>>>>
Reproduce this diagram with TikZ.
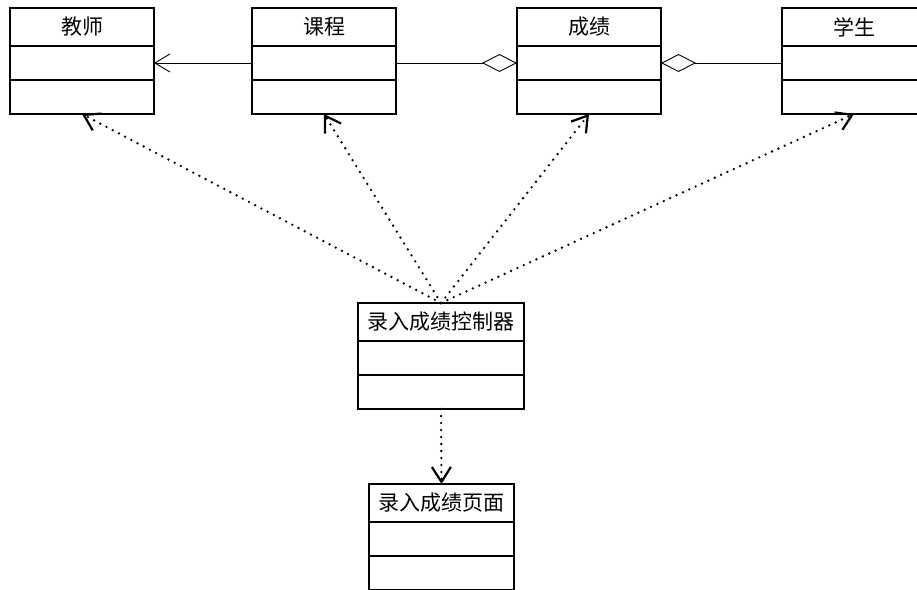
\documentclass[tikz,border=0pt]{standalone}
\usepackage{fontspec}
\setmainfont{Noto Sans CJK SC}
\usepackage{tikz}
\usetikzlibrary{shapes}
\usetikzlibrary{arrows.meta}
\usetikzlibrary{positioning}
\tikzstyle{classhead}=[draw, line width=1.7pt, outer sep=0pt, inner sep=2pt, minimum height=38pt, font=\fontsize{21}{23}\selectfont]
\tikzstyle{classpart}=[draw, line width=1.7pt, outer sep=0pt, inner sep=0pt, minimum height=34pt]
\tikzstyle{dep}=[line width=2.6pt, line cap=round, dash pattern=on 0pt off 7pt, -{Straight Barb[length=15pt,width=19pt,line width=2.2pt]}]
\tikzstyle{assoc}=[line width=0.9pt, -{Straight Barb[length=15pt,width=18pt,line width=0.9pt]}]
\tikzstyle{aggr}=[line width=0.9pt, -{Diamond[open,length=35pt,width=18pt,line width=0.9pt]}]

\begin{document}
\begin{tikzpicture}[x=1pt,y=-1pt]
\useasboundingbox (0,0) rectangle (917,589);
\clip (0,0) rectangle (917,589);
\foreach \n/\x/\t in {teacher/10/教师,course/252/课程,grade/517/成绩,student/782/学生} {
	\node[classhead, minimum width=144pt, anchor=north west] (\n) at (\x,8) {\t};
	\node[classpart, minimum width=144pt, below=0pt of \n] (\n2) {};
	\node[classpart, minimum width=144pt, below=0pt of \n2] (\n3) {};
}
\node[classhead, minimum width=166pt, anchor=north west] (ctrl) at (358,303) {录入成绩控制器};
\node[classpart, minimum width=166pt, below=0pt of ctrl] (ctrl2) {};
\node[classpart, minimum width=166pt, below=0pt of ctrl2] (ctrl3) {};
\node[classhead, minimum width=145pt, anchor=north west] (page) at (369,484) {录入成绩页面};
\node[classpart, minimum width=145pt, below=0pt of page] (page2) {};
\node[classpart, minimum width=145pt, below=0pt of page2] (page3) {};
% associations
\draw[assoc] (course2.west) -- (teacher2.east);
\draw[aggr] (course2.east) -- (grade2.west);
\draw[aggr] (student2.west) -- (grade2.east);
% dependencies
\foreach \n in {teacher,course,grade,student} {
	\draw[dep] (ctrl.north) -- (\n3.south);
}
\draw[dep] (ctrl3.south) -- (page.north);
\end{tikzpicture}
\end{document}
<<<<
>>>>
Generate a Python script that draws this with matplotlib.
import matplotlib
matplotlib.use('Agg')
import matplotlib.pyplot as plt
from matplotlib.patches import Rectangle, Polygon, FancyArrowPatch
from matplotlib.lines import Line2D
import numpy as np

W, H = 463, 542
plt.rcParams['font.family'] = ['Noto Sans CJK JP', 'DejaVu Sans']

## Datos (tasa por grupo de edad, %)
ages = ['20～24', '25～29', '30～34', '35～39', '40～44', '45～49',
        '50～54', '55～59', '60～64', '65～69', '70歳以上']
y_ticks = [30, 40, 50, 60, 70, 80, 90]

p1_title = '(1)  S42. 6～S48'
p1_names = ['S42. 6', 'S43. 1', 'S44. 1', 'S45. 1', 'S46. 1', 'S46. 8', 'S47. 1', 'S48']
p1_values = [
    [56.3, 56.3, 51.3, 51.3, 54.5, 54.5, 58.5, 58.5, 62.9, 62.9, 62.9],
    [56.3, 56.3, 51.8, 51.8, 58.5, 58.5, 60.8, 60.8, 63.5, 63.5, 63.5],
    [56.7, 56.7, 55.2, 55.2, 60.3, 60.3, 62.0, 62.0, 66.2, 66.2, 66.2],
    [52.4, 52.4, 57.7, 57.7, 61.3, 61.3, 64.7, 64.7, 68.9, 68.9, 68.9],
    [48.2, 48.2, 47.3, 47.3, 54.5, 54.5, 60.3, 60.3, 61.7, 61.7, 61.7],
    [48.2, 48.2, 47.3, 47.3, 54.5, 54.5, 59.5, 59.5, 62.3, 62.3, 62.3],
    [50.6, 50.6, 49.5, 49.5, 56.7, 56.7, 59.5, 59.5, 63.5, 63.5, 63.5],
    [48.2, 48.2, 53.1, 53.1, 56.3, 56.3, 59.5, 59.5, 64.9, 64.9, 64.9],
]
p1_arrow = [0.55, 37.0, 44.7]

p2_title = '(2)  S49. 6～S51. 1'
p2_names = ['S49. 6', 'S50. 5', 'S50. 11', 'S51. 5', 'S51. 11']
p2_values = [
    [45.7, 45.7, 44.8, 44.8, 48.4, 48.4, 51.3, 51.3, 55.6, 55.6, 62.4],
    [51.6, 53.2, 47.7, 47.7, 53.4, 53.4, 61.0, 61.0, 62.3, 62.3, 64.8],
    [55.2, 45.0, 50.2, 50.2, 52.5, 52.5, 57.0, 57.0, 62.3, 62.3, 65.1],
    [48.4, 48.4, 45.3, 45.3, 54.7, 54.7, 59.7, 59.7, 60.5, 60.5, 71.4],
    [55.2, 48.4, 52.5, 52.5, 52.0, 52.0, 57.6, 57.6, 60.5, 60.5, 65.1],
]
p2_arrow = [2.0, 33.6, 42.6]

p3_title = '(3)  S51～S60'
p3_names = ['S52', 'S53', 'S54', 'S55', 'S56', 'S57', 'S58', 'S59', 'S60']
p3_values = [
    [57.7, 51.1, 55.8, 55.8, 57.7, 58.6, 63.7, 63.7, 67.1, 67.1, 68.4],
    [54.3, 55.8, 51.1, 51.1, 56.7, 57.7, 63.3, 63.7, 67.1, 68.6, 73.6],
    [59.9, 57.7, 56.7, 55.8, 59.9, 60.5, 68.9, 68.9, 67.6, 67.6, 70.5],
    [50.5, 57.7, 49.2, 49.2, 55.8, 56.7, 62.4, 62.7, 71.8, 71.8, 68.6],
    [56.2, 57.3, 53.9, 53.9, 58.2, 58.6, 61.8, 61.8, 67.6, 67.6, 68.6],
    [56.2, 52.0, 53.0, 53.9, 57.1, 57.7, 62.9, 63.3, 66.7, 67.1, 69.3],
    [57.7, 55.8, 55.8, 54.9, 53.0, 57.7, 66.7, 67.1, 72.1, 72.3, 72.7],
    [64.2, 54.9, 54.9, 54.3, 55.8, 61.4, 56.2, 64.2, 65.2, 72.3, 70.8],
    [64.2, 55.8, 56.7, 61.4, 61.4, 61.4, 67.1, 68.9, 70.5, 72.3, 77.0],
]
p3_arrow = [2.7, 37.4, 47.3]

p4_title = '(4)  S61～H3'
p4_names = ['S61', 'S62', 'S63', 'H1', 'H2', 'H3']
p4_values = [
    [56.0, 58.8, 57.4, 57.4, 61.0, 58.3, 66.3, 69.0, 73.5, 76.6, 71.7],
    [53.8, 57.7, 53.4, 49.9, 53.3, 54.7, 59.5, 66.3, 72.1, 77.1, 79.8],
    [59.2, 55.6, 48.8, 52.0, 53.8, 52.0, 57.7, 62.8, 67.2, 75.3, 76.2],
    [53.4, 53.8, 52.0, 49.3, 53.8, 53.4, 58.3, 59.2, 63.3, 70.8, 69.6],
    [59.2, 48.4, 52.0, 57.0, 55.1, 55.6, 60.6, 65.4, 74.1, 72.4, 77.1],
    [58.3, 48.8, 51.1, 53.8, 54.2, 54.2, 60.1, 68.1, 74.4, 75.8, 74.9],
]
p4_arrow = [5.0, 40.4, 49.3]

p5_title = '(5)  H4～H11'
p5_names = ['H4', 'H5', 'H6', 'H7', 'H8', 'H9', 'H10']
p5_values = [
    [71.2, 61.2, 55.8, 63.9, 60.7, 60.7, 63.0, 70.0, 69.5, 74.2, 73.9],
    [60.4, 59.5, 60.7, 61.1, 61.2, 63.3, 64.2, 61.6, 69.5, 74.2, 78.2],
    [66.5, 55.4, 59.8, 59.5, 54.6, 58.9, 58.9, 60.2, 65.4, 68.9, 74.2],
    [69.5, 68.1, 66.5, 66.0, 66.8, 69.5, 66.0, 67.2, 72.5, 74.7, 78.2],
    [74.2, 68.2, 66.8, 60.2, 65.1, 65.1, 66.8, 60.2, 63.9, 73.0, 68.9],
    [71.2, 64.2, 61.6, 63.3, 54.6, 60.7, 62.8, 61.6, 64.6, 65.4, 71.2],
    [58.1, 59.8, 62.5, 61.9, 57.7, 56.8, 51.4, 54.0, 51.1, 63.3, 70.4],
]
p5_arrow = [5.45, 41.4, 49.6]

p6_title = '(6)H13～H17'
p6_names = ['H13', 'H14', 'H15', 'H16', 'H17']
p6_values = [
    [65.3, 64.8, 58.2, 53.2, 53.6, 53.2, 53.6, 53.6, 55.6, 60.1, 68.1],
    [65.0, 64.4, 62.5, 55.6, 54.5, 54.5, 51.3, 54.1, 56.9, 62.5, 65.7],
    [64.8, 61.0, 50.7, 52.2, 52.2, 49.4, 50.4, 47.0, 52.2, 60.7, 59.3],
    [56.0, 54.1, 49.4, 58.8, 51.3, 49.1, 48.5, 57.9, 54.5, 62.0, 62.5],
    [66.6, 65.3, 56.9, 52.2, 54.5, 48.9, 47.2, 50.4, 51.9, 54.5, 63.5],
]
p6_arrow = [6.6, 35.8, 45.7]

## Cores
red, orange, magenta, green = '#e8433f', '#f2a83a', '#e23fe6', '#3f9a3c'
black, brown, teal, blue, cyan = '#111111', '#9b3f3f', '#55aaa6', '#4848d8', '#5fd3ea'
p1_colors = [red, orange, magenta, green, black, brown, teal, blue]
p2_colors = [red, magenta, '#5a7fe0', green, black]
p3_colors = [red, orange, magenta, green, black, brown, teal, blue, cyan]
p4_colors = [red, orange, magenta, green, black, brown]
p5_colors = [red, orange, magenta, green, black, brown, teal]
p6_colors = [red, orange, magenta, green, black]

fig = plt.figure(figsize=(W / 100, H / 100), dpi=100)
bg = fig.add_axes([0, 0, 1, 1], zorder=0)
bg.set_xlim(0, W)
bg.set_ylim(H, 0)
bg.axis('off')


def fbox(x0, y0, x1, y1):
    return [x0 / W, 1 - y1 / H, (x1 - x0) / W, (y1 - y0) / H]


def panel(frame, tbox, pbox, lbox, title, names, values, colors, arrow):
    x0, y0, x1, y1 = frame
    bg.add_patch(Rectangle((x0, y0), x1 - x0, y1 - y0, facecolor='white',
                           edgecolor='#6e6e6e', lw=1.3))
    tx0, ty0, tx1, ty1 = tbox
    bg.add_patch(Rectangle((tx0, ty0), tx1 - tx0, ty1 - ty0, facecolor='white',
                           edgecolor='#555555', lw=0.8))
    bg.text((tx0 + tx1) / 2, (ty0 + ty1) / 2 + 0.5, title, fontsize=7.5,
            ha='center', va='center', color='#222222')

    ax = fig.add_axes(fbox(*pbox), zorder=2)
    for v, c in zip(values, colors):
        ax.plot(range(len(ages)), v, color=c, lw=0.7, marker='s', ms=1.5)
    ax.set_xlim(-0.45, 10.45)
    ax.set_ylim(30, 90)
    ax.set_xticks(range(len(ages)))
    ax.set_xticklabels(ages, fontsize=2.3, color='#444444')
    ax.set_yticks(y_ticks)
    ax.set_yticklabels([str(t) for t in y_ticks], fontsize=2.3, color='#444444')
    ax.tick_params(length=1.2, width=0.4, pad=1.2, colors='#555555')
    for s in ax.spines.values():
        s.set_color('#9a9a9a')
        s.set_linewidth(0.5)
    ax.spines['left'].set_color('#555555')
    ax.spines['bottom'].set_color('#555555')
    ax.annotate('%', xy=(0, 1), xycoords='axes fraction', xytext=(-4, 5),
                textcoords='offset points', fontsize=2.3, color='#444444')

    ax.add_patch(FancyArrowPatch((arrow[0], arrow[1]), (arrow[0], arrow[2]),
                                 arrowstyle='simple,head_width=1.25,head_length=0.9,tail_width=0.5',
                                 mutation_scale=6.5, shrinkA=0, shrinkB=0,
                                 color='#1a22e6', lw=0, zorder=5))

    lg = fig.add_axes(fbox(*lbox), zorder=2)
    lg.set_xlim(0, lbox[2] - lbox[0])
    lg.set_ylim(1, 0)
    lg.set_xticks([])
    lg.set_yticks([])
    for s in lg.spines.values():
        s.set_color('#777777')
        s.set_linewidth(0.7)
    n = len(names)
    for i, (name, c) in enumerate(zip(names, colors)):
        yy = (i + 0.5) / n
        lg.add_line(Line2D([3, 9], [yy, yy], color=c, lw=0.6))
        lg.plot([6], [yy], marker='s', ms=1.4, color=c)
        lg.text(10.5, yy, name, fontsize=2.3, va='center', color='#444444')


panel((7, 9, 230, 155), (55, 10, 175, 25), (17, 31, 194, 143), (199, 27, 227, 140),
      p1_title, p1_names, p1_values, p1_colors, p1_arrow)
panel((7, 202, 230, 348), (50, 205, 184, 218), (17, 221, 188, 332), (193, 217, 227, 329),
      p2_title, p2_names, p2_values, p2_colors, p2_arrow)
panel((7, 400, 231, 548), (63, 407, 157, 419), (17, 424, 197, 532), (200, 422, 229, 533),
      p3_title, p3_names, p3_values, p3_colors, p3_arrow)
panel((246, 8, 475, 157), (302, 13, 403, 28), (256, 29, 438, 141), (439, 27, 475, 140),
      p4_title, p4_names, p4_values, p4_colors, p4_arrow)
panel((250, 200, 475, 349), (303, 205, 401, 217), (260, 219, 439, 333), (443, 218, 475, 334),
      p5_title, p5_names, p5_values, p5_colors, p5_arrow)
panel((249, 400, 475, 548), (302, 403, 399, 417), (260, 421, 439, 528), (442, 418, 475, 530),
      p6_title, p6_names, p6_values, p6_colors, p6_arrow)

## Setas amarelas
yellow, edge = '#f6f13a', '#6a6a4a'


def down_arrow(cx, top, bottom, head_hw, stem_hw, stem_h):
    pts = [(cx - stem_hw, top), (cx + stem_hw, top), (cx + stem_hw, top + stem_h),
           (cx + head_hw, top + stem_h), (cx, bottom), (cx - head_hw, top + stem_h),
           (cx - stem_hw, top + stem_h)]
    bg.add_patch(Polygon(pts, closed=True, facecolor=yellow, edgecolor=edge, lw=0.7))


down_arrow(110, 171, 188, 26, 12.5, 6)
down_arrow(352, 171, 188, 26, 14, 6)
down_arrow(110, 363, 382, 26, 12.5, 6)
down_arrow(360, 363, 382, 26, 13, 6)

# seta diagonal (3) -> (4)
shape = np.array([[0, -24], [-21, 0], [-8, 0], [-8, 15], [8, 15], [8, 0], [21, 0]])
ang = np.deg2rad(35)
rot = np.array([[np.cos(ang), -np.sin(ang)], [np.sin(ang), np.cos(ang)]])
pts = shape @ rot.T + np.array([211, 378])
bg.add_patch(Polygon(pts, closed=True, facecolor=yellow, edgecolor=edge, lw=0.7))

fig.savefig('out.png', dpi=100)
<<<<
>>>>
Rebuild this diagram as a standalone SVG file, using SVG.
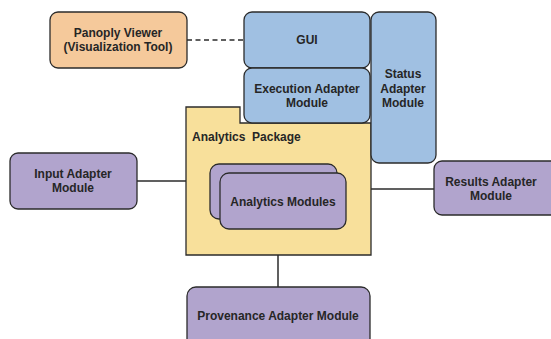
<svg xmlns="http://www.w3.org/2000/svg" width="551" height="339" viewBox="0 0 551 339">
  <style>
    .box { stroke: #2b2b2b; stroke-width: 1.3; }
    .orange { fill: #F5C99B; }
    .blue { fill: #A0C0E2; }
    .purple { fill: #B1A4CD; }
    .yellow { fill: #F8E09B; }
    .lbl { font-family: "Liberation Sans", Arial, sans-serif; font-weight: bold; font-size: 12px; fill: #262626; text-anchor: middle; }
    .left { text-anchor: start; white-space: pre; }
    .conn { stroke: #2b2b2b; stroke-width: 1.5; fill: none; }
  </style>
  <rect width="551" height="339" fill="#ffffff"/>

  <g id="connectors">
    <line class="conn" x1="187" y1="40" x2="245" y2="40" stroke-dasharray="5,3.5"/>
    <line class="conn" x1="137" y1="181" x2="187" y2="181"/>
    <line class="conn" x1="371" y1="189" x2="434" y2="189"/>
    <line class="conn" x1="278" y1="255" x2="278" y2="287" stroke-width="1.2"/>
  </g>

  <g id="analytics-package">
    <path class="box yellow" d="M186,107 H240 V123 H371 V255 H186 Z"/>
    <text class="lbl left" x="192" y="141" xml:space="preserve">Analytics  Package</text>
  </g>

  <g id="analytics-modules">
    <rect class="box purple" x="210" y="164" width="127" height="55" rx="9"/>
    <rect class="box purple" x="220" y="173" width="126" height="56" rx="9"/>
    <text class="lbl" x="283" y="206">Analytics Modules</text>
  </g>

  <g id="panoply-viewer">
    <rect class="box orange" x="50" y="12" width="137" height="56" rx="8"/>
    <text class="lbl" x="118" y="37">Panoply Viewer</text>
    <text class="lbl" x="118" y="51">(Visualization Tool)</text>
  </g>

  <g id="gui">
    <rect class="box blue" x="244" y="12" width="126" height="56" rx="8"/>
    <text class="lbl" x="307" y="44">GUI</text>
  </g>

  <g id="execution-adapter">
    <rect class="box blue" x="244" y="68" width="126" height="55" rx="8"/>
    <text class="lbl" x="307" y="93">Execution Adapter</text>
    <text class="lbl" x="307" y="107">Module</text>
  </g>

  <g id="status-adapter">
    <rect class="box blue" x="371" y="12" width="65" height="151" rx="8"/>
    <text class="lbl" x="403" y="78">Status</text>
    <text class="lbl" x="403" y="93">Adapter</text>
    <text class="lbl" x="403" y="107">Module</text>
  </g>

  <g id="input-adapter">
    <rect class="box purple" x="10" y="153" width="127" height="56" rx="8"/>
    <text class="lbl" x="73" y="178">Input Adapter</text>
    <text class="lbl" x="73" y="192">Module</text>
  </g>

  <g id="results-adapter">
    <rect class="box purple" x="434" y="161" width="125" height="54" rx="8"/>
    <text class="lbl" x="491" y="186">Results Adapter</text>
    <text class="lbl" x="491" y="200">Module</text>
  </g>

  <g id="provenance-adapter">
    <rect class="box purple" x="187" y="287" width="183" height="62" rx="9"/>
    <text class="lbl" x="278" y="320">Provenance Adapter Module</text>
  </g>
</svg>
<<<<
◆ Task objective
Find the lines above that include the string "matplotlib" and copy them.

◆ Response to the exercise
Generate a Python script that draws this with matplotlib.
import matplotlib
matplotlib.use('Agg')
import matplotlib.pyplot as plt
from matplotlib.patches import Rectangle, Polygon, FancyArrowPatch
from matplotlib.lines import Line2D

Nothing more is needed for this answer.